They long to enjoy tactile pleasures, and immerse themselves in fanciful imagination. This mental inclination sensual delight. For them life is really pleasurable. Even in listening to the sermons, they would appreciate them more if the speaker’s voice is pleasing, and want to hear humorous and interesting stories.
In general, most people do not enjoy reading scriptural texts as these may not invoke delight. That is why novels, romantic stories, or comics are best sellers. People have an insatiable appetite for them because famous authors can arouse sensual delight. Even tragic or thrilling stories arouse sympathy or fear, anxiety or anger, though the readers know that these stories are fictitious. Being stimulated and impelled by sensual delight, they have spent their money to buy the books that appeal to them. They also have an appetite for plays, concerts, films, or popular songs, which stimulate pleasure and delight. Some people enjoy taking liquor, because they give them pleasure and free imagination.
Sensual delight dominates people in worldly life. Such delights must be rejected in the process of contemplation. In fact, it was rejected earlier by abandoning the hindrance of sensual desire. If the gross forms of sensual delight cannot be rejected, it won’t even be possible to listen to sermons, let alone to practice meditation.
Those who delight in sensual pleasures stay away from monasteries or pagodas. They are reluctant to pay even a brief visit to such holy places to gain merits. Then too, during the course of contemplation, sensual desire may arise. It so happens that when rejoicing in reflecting on the various phenomena as having the nature of impermanence, unsatisfactoriness, and not-self, as stated earlier, one merely notes them as such. While noting thus, the arising and passing away of phenomena becomes very vivid and clear.
One will then feel mental and physical ease, and become poised. Sensations seem to arise automatically, and awareness also becomes automatic. At that stage when noting is smooth, radiance or bright lights may appear. One may feel as if floating in the air or riding on the waves. The mind becomes buoyant with rapture (pīti). At this point, one may be satisfied with what is happening. That means finding the Dhamma delightful with feelings of pleasure and satisfaction. This is also sensual delight — the piece of flesh.

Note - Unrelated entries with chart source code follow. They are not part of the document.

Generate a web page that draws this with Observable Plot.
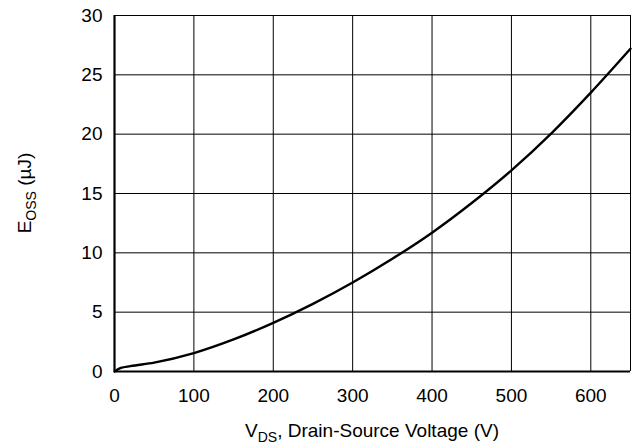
<!DOCTYPE html>
<html>
<head>
<meta charset="utf-8">
<script src="https://cdn.jsdelivr.net/npm/d3@7"></script>
<script src="https://cdn.jsdelivr.net/npm/@observablehq/plot@0.6"></script>
<style>
  html, body { margin: 0; padding: 0; background: #fff; }
  #chart svg { display: block; }
</style>
</head>
<body>
<div id="chart"></div>
<script>
// Drain-source voltage (V)
const vds = [0, 8, 20, 50, 100, 150, 200, 250, 300, 350, 400, 450, 500, 550, 600, 650];
// Eoss (µJ)
const eoss = [0, 0.3, 0.45, 0.75, 1.55, 2.7, 4.1, 5.7, 7.5, 9.5, 11.7, 14.2, 16.95, 20.05, 23.5, 27.2];
const xTicks = [0, 100, 200, 300, 400, 500, 600];
const yTicks = [0, 5, 10, 15, 20, 25, 30];
const xGrid = [100, 200, 300, 400, 500, 600];
const yGrid = [5, 10, 15, 20, 25];

const data = vds.map((v, i) => ({v, e: eoss[i]}));

const font = "'Liberation Sans', Arial, Helvetica, sans-serif";

const plot = Plot.plot({
  width: 637,
  height: 445,
  marginLeft: 114,
  marginRight: 7,
  marginTop: 15,
  marginBottom: 74,
  style: {fontFamily: font, fontSize: "19px", color: "#000", background: "#fff"},
  x: {domain: [0, 650]},
  y: {domain: [0, 30]},
  marks: [
    Plot.ruleX(xGrid, {stroke: "#000", strokeWidth: 1}),
    Plot.ruleY(yGrid, {stroke: "#000", strokeWidth: 1}),
    Plot.ruleY([30], {stroke: "#000", strokeWidth: 1}),
    Plot.ruleX([650], {stroke: "#000", strokeWidth: 1}),
    Plot.line(data, {x: "v", y: "e", stroke: "#000", strokeWidth: 2.4, curve: "monotone-x"}),
    Plot.ruleX([0], {stroke: "#000", strokeWidth: 2.2}),
    Plot.ruleY([0], {stroke: "#000", strokeWidth: 2.2}),
    Plot.axisX({ticks: xTicks, tickSize: 0, tickPadding: 14, dy: 3, label: null, fontSize: 19}),
    Plot.axisY({ticks: yTicks, tickSize: 0, tickPadding: 12, label: null, fontSize: 19})
  ]
});

document.getElementById("chart").appendChild(plot);

const svg = d3.select(plot);
const xs = plot.scale("x").range;
const ys = plot.scale("y").range;
const cx = (xs[0] + xs[1]) / 2;
const cy = (ys[0] + ys[1]) / 2;

const xt = svg.append("text")
  .attr("x", cx).attr("y", 437)
  .attr("text-anchor", "middle")
  .attr("font-family", font).attr("font-size", 19).attr("fill", "#000");
xt.append("tspan").text("V");
xt.append("tspan").attr("font-size", 14).attr("dy", 5).text("DS");
xt.append("tspan").attr("dy", -5).text(", Drain-Source Voltage (V)");

const yt = svg.append("text")
  .attr("transform", `translate(31,${cy}) rotate(-90)`)
  .attr("text-anchor", "middle")
  .attr("font-family", font).attr("font-size", 19).attr("fill", "#000");
yt.append("tspan").text("E");
yt.append("tspan").attr("font-size", 14).attr("dy", 5).text("OSS");
yt.append("tspan").attr("dy", -5).text(" (µJ)");
</script>
</body>
</html>
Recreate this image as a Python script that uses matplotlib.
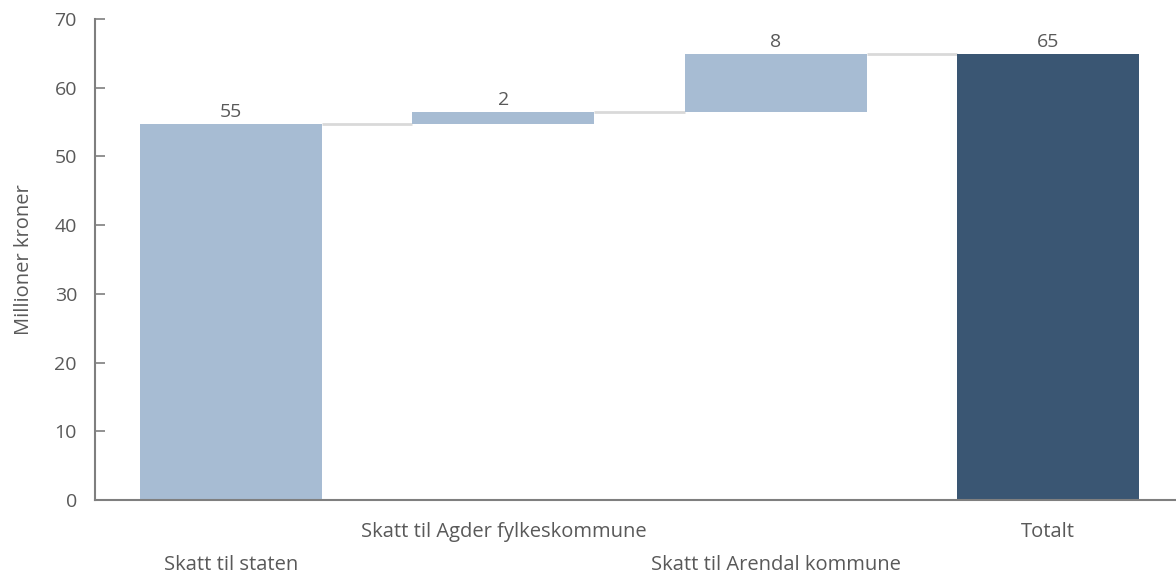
import matplotlib.pyplot as plt

categories = ["Skatt til staten", "Skatt til Agder fylkeskommune",
              "Skatt til Arendal kommune", "Totalt"]
changes = [54.7, 1.8, 8.4]
total = 64.9

plt.rcParams['font.family'] = ['Open Sans', 'DejaVu Sans']

fig = plt.figure(figsize=(11.76, 5.79), dpi=100)
ax = fig.add_axes([95 / 1176, 79 / 579, 1 - 95 / 1176, 481 / 579])

light = '#a7bcd3'
dark = '#3a5673'
grey_text = '#595959'
width = 0.668

# waterfall steps
bottoms = []
running = 0
for v in changes:
    bottoms.append(running)
    running += v
values = changes + [total]
bottoms.append(0)
colors = [light] * len(changes) + [dark]

x = list(range(len(values)))
ax.bar(x, values, bottom=bottoms, width=width, color=colors, zorder=2)

# connectors between bars
for i in range(len(values) - 1):
    level = bottoms[i] + values[i]
    ax.plot([i + width / 2, i + 1 - width / 2], [level, level],
            color='#d9d9d9', lw=2, zorder=1, solid_capstyle='butt')

for i in range(len(values)):
    ax.annotate(f"{values[i]:.0f}", (i, bottoms[i] + values[i]),
                xytext=(0, 5), textcoords='offset points',
                ha='center', va='baseline', fontsize=14, color=grey_text)

# category labels, staggered in two rows
for i, c in enumerate(categories):
    off = -23 if i % 2 == 1 else -47
    ax.annotate(c, (i, 0), xycoords=('data', 'axes fraction'),
                xytext=(0, off), textcoords='offset points',
                ha='center', va='center', fontsize=14.5, color=grey_text)

ax.set_xlim(-0.5, 3.47)
ax.set_ylim(0, 70)
ax.set_yticks(range(0, 71, 10))
ax.set_xticks([])
ax.tick_params(axis='y', direction='in', length=7, width=1.2, color='#7f7f7f',
               pad=13, labelsize=14, labelcolor=grey_text)

for s in ['top', 'right']:
    ax.spines[s].set_visible(False)
for s in ['left', 'bottom']:
    ax.spines[s].set_color('#7f7f7f')
    ax.spines[s].set_linewidth(1.5)

ax.set_ylabel("Millioner kroner", fontsize=14.5, color=grey_text, labelpad=15)

fig.savefig("out.png", dpi=100)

Delight should therefore be dispelled by contemplating and noting it. Of course, it has already been embraced in the rejection of the tortoise. As mentioned earlier, after passing beyond this stage, insight will be developed, eventually leading to knowledge of equanimity about formations. With this realisation, noting becomes smooth and easy, requiring no special effort to become conscious of whatever occurs. Awareness of the arising and dissolution of mental and physical phenomena becomes spontaneous, and keen consciousness of mind occurs continuously for five, ten, twenty, or thirty minutes, or even one, two, or three hours, without any physical discomfort such as stiffness, aches, pain, hotness, or fatigue. Relaxation and comfort will be felt while remaining in the sitting posture, which is considered agreeable. This kind of appreciation with great satisfaction is also sensual delight. This satisfactory feeling of awareness should be continuously contemplated and noted, and if it noting persists, it will grow progressively, accelerating the process of noting with awareness. It will be something like making a dash to the winning post in a running event. The mind that is noted will repeatedly appear and vanish in an instant. This will eventually lead to the stage of cessation and total eradication of the phenomena of the arising and passing away of mind and matter. All of a sudden, nibbāna is seen in a flash. When it is attained, the realisation of the Noble Path (sotāpatti-magga-ñāṇa) and its Fruition (phala-ñāṇa) occurs. This is how the Path and its Fruition are attained after rejecting sensual delight.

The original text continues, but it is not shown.